The problem: Write out the entire listing below exactly, with the pictures left out.

Recorded data:
━━━━━━
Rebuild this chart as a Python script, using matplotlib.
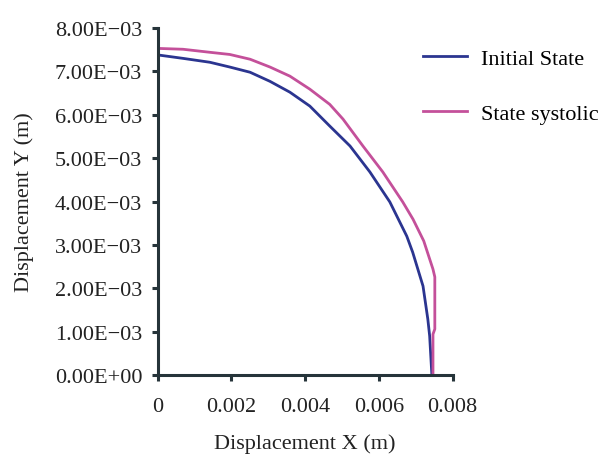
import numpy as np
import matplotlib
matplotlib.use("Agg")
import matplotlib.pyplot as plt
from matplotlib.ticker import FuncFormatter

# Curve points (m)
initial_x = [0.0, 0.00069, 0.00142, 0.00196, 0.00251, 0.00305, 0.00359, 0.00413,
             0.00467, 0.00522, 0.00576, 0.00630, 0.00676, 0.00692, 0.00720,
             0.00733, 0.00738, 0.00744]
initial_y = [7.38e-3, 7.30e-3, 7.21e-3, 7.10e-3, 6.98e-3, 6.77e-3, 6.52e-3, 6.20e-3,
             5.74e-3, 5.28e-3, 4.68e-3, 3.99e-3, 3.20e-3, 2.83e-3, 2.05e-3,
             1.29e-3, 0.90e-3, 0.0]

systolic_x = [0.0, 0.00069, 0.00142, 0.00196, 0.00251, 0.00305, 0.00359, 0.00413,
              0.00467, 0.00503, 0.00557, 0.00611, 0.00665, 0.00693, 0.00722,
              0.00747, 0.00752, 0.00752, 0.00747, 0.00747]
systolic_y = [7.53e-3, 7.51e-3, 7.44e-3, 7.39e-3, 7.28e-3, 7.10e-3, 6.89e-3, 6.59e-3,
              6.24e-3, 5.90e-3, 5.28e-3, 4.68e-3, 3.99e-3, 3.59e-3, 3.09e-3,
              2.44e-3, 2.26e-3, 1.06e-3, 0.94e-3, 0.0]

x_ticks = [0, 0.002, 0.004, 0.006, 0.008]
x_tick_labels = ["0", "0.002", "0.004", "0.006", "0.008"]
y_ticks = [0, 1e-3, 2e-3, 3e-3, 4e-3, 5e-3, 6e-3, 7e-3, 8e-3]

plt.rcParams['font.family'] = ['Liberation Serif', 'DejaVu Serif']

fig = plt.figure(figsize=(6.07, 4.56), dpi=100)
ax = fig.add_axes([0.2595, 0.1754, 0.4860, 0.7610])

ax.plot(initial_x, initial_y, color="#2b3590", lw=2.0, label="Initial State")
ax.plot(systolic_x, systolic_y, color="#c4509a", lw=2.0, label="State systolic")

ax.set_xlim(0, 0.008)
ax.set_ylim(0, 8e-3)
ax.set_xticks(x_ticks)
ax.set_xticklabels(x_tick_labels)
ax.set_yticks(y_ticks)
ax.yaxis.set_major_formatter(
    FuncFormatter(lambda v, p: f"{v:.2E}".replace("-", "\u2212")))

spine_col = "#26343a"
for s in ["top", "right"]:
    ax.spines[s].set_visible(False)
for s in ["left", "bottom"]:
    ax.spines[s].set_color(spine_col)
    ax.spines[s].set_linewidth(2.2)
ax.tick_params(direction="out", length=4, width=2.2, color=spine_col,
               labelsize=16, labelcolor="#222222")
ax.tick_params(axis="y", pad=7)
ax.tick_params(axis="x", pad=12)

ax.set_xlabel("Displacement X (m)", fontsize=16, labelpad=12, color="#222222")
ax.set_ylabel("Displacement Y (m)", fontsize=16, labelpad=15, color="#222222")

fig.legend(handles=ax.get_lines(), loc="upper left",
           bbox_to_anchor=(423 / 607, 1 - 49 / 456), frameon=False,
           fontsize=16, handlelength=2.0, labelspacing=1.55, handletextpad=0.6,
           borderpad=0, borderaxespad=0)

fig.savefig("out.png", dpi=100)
━━━━━━
Problem solution:
Rebuild this chart as a Python script, using matplotlib.
import numpy as np
import matplotlib
matplotlib.use("Agg")
import matplotlib.pyplot as plt
from matplotlib.ticker import FuncFormatter

# Curve points (m)
initial_x = [0.0, 0.00069, 0.00142, 0.00196, 0.00251, 0.00305, 0.00359, 0.00413,
             0.00467, 0.00522, 0.00576, 0.00630, 0.00676, 0.00692, 0.00720,
             0.00733, 0.00738, 0.00744]
initial_y = [7.38e-3, 7.30e-3, 7.21e-3, 7.10e-3, 6.98e-3, 6.77e-3, 6.52e-3, 6.20e-3,
             5.74e-3, 5.28e-3, 4.68e-3, 3.99e-3, 3.20e-3, 2.83e-3, 2.05e-3,
             1.29e-3, 0.90e-3, 0.0]

systolic_x = [0.0, 0.00069, 0.00142, 0.00196, 0.00251, 0.00305, 0.00359, 0.00413,
              0.00467, 0.00503, 0.00557, 0.00611, 0.00665, 0.00693, 0.00722,
              0.00747, 0.00752, 0.00752, 0.00747, 0.00747]
systolic_y = [7.53e-3, 7.51e-3, 7.44e-3, 7.39e-3, 7.28e-3, 7.10e-3, 6.89e-3, 6.59e-3,
              6.24e-3, 5.90e-3, 5.28e-3, 4.68e-3, 3.99e-3, 3.59e-3, 3.09e-3,
              2.44e-3, 2.26e-3, 1.06e-3, 0.94e-3, 0.0]

x_ticks = [0, 0.002, 0.004, 0.006, 0.008]
x_tick_labels = ["0", "0.002", "0.004", "0.006", "0.008"]
y_ticks = [0, 1e-3, 2e-3, 3e-3, 4e-3, 5e-3, 6e-3, 7e-3, 8e-3]

plt.rcParams['font.family'] = ['Liberation Serif', 'DejaVu Serif']

fig = plt.figure(figsize=(6.07, 4.56), dpi=100)
ax = fig.add_axes([0.2595, 0.1754, 0.4860, 0.7610])

ax.plot(initial_x, initial_y, color="#2b3590", lw=2.0, label="Initial State")
ax.plot(systolic_x, systolic_y, color="#c4509a", lw=2.0, label="State systolic")

ax.set_xlim(0, 0.008)
ax.set_ylim(0, 8e-3)
ax.set_xticks(x_ticks)
ax.set_xticklabels(x_tick_labels)
ax.set_yticks(y_ticks)
ax.yaxis.set_major_formatter(
    FuncFormatter(lambda v, p: f"{v:.2E}".replace("-", "\u2212")))

spine_col = "#26343a"
for s in ["top", "right"]:
    ax.spines[s].set_visible(False)
for s in ["left", "bottom"]:
    ax.spines[s].set_color(spine_col)
    ax.spines[s].set_linewidth(2.2)
ax.tick_params(direction="out", length=4, width=2.2, color=spine_col,
               labelsize=16, labelcolor="#222222")
ax.tick_params(axis="y", pad=7)
ax.tick_params(axis="x", pad=12)

ax.set_xlabel("Displacement X (m)", fontsize=16, labelpad=12, color="#222222")
ax.set_ylabel("Displacement Y (m)", fontsize=16, labelpad=15, color="#222222")

fig.legend(handles=ax.get_lines(), loc="upper left",
           bbox_to_anchor=(423 / 607, 1 - 49 / 456), frameon=False,
           fontsize=16, handlelength=2.0, labelspacing=1.55, handletextpad=0.6,
           borderpad=0, borderaxespad=0)

fig.savefig("out.png", dpi=100)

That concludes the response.